▶ **Task requirements**
Reproduce all the entries exactly and keep the pictures out.

▶ **Information given**

>>>

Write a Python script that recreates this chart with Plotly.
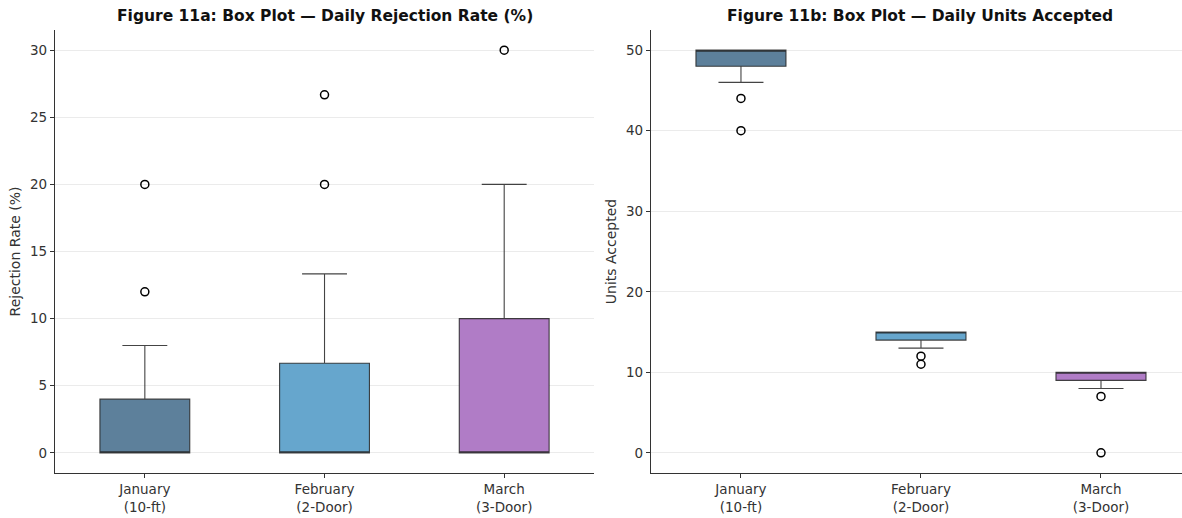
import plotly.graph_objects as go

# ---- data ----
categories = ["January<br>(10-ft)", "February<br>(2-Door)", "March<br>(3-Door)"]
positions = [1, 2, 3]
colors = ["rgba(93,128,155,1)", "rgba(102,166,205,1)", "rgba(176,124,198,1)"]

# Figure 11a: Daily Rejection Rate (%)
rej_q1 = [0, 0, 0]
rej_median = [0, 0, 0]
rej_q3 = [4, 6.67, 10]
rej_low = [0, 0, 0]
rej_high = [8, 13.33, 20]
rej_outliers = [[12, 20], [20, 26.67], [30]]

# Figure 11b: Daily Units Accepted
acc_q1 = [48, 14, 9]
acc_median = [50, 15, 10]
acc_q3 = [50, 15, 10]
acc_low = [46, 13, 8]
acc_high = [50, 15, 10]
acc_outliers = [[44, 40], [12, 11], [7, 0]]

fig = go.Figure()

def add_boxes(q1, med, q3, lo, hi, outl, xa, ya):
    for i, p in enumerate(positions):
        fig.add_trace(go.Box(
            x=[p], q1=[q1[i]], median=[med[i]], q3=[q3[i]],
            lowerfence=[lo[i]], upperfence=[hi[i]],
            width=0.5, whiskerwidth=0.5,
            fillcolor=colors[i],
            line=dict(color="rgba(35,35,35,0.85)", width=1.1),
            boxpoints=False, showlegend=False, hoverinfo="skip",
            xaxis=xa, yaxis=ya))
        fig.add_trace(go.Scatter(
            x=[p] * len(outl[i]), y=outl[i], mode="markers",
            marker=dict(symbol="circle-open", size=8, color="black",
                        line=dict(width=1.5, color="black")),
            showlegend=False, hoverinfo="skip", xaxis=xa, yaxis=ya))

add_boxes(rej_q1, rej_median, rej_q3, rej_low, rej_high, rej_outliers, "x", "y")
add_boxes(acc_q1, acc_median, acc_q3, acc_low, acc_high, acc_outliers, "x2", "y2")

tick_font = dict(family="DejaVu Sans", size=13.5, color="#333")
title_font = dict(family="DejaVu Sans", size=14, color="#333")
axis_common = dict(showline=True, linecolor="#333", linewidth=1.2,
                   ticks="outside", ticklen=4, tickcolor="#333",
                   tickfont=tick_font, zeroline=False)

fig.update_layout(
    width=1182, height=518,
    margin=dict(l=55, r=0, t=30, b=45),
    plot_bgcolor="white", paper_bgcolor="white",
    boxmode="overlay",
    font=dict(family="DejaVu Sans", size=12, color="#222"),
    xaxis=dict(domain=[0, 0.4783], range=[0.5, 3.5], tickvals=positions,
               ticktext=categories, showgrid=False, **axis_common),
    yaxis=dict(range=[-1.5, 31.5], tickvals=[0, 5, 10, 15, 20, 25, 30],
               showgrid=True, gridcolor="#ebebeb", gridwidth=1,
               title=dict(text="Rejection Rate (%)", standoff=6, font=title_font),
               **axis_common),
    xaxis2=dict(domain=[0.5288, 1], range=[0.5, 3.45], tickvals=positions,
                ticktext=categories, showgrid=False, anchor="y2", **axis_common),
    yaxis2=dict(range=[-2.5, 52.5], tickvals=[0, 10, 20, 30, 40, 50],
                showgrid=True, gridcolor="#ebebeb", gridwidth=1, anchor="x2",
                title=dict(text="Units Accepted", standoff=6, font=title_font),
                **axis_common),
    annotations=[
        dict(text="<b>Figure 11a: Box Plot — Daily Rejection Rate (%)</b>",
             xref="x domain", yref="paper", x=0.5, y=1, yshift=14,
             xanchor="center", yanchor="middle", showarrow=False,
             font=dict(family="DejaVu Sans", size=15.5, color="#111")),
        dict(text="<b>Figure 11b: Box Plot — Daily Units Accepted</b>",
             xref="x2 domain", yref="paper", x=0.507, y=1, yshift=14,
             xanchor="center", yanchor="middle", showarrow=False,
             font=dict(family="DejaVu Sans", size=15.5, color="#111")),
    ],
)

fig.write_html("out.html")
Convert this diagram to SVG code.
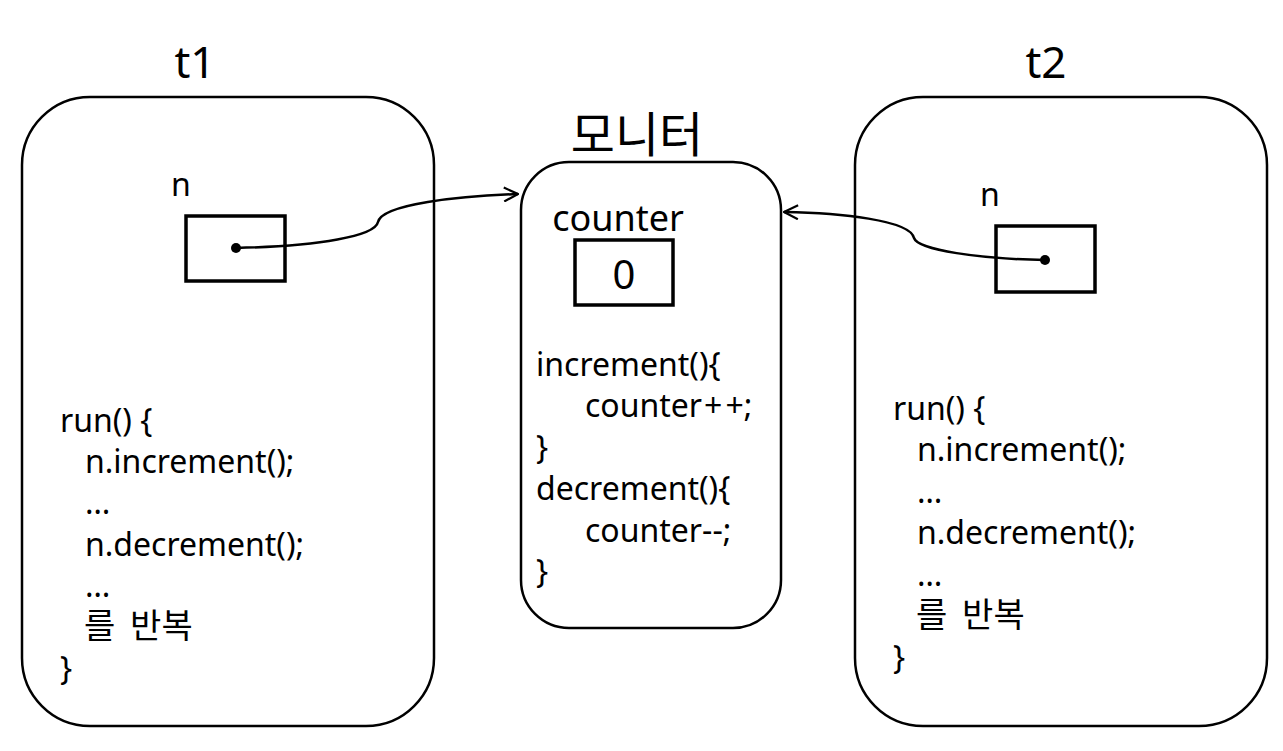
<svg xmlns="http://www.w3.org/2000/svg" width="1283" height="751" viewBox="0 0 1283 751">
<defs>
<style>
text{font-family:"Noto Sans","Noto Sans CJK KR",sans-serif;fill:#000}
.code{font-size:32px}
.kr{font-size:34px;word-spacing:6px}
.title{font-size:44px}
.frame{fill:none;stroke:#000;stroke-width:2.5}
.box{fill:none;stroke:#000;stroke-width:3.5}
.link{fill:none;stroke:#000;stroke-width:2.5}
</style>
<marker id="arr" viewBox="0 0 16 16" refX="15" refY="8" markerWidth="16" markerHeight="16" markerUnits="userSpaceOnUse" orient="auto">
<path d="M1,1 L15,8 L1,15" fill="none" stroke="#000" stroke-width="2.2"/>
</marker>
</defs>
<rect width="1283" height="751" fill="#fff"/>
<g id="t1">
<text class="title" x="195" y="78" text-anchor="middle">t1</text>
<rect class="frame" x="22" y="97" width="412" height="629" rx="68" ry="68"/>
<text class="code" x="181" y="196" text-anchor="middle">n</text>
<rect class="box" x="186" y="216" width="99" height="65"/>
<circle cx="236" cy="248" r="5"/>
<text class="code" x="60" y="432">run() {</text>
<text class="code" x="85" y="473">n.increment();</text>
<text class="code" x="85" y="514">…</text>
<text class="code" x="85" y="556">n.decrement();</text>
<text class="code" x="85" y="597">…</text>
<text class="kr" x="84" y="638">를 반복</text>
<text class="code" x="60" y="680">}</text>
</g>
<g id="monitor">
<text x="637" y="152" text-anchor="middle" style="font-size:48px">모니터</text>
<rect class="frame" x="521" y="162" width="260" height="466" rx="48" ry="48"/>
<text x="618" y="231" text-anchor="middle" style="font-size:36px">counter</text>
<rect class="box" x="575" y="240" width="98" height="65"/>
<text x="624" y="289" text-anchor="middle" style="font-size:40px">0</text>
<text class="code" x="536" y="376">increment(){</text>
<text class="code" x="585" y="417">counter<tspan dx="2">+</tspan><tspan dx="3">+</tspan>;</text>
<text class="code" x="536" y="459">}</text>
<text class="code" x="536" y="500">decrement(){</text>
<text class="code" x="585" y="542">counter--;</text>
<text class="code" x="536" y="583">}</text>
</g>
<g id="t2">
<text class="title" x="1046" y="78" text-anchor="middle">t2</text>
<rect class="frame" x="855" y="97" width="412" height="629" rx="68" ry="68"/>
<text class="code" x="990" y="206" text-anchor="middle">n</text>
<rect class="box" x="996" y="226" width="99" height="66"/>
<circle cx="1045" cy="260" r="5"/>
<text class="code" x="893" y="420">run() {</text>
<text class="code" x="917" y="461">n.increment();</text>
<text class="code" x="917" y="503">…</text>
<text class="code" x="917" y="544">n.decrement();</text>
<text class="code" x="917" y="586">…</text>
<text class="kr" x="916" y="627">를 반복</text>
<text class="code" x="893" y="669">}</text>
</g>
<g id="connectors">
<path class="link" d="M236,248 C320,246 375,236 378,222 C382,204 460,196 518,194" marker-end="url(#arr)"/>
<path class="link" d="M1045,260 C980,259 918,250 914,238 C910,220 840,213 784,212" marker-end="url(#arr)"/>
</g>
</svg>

<<<

▶ **Written answer**
Write a Python script that recreates this chart with Plotly.
import plotly.graph_objects as go

# ---- data ----
categories = ["January<br>(10-ft)", "February<br>(2-Door)", "March<br>(3-Door)"]
positions = [1, 2, 3]
colors = ["rgba(93,128,155,1)", "rgba(102,166,205,1)", "rgba(176,124,198,1)"]

# Figure 11a: Daily Rejection Rate (%)
rej_q1 = [0, 0, 0]
rej_median = [0, 0, 0]
rej_q3 = [4, 6.67, 10]
rej_low = [0, 0, 0]
rej_high = [8, 13.33, 20]
rej_outliers = [[12, 20], [20, 26.67], [30]]

# Figure 11b: Daily Units Accepted
acc_q1 = [48, 14, 9]
acc_median = [50, 15, 10]
acc_q3 = [50, 15, 10]
acc_low = [46, 13, 8]
acc_high = [50, 15, 10]
acc_outliers = [[44, 40], [12, 11], [7, 0]]

fig = go.Figure()

def add_boxes(q1, med, q3, lo, hi, outl, xa, ya):
    for i, p in enumerate(positions):
        fig.add_trace(go.Box(
            x=[p], q1=[q1[i]], median=[med[i]], q3=[q3[i]],
            lowerfence=[lo[i]], upperfence=[hi[i]],
            width=0.5, whiskerwidth=0.5,
            fillcolor=colors[i],
            line=dict(color="rgba(35,35,35,0.85)", width=1.1),
            boxpoints=False, showlegend=False, hoverinfo="skip",
            xaxis=xa, yaxis=ya))
        fig.add_trace(go.Scatter(
            x=[p] * len(outl[i]), y=outl[i], mode="markers",
            marker=dict(symbol="circle-open", size=8, color="black",
                        line=dict(width=1.5, color="black")),
            showlegend=False, hoverinfo="skip", xaxis=xa, yaxis=ya))

add_boxes(rej_q1, rej_median, rej_q3, rej_low, rej_high, rej_outliers, "x", "y")
add_boxes(acc_q1, acc_median, acc_q3, acc_low, acc_high, acc_outliers, "x2", "y2")

tick_font = dict(family="DejaVu Sans", size=13.5, color="#333")
title_font = dict(family="DejaVu Sans", size=14, color="#333")
axis_common = dict(showline=True, linecolor="#333", linewidth=1.2,
                   ticks="outside", ticklen=4, tickcolor="#333",
                   tickfont=tick_font, zeroline=False)

fig.update_layout(
    width=1182, height=518,
    margin=dict(l=55, r=0, t=30, b=45),
    plot_bgcolor="white", paper_bgcolor="white",
    boxmode="overlay",
    font=dict(family="DejaVu Sans", size=12, color="#222"),
    xaxis=dict(domain=[0, 0.4783], range=[0.5, 3.5], tickvals=positions,
               ticktext=categories, showgrid=False, **axis_common),
    yaxis=dict(range=[-1.5, 31.5], tickvals=[0, 5, 10, 15, 20, 25, 30],
               showgrid=True, gridcolor="#ebebeb", gridwidth=1,
               title=dict(text="Rejection Rate (%)", standoff=6, font=title_font),
               **axis_common),
    xaxis2=dict(domain=[0.5288, 1], range=[0.5, 3.45], tickvals=positions,
                ticktext=categories, showgrid=False, anchor="y2", **axis_common),
    yaxis2=dict(range=[-2.5, 52.5], tickvals=[0, 10, 20, 30, 40, 50],
                showgrid=True, gridcolor="#ebebeb", gridwidth=1, anchor="x2",
                title=dict(text="Units Accepted", standoff=6, font=title_font),
                **axis_common),
    annotations=[
        dict(text="<b>Figure 11a: Box Plot — Daily Rejection Rate (%)</b>",
             xref="x domain", yref="paper", x=0.5, y=1, yshift=14,
             xanchor="center", yanchor="middle", showarrow=False,
             font=dict(family="DejaVu Sans", size=15.5, color="#111")),
        dict(text="<b>Figure 11b: Box Plot — Daily Units Accepted</b>",
             xref="x2 domain", yref="paper", x=0.507, y=1, yshift=14,
             xanchor="center", yanchor="middle", showarrow=False,
             font=dict(family="DejaVu Sans", size=15.5, color="#111")),
    ],
)

fig.write_html("out.html")
Convert this diagram to SVG code.
<svg xmlns="http://www.w3.org/2000/svg" width="1283" height="751" viewBox="0 0 1283 751">
<defs>
<style>
text{font-family:"Noto Sans","Noto Sans CJK KR",sans-serif;fill:#000}
.code{font-size:32px}
.kr{font-size:34px;word-spacing:6px}
.title{font-size:44px}
.frame{fill:none;stroke:#000;stroke-width:2.5}
.box{fill:none;stroke:#000;stroke-width:3.5}
.link{fill:none;stroke:#000;stroke-width:2.5}
</style>
<marker id="arr" viewBox="0 0 16 16" refX="15" refY="8" markerWidth="16" markerHeight="16" markerUnits="userSpaceOnUse" orient="auto">
<path d="M1,1 L15,8 L1,15" fill="none" stroke="#000" stroke-width="2.2"/>
</marker>
</defs>
<rect width="1283" height="751" fill="#fff"/>
<g id="t1">
<text class="title" x="195" y="78" text-anchor="middle">t1</text>
<rect class="frame" x="22" y="97" width="412" height="629" rx="68" ry="68"/>
<text class="code" x="181" y="196" text-anchor="middle">n</text>
<rect class="box" x="186" y="216" width="99" height="65"/>
<circle cx="236" cy="248" r="5"/>
<text class="code" x="60" y="432">run() {</text>
<text class="code" x="85" y="473">n.increment();</text>
<text class="code" x="85" y="514">…</text>
<text class="code" x="85" y="556">n.decrement();</text>
<text class="code" x="85" y="597">…</text>
<text class="kr" x="84" y="638">를 반복</text>
<text class="code" x="60" y="680">}</text>
</g>
<g id="monitor">
<text x="637" y="152" text-anchor="middle" style="font-size:48px">모니터</text>
<rect class="frame" x="521" y="162" width="260" height="466" rx="48" ry="48"/>
<text x="618" y="231" text-anchor="middle" style="font-size:36px">counter</text>
<rect class="box" x="575" y="240" width="98" height="65"/>
<text x="624" y="289" text-anchor="middle" style="font-size:40px">0</text>
<text class="code" x="536" y="376">increment(){</text>
<text class="code" x="585" y="417">counter<tspan dx="2">+</tspan><tspan dx="3">+</tspan>;</text>
<text class="code" x="536" y="459">}</text>
<text class="code" x="536" y="500">decrement(){</text>
<text class="code" x="585" y="542">counter--;</text>
<text class="code" x="536" y="583">}</text>
</g>
<g id="t2">
<text class="title" x="1046" y="78" text-anchor="middle">t2</text>
<rect class="frame" x="855" y="97" width="412" height="629" rx="68" ry="68"/>
<text class="code" x="990" y="206" text-anchor="middle">n</text>
<rect class="box" x="996" y="226" width="99" height="66"/>
<circle cx="1045" cy="260" r="5"/>
<text class="code" x="893" y="420">run() {</text>
<text class="code" x="917" y="461">n.increment();</text>
<text class="code" x="917" y="503">…</text>
<text class="code" x="917" y="544">n.decrement();</text>
<text class="code" x="917" y="586">…</text>
<text class="kr" x="916" y="627">를 반복</text>
<text class="code" x="893" y="669">}</text>
</g>
<g id="connectors">
<path class="link" d="M236,248 C320,246 375,236 378,222 C382,204 460,196 518,194" marker-end="url(#arr)"/>
<path class="link" d="M1045,260 C980,259 918,250 914,238 C910,220 840,213 784,212" marker-end="url(#arr)"/>
</g>
</svg>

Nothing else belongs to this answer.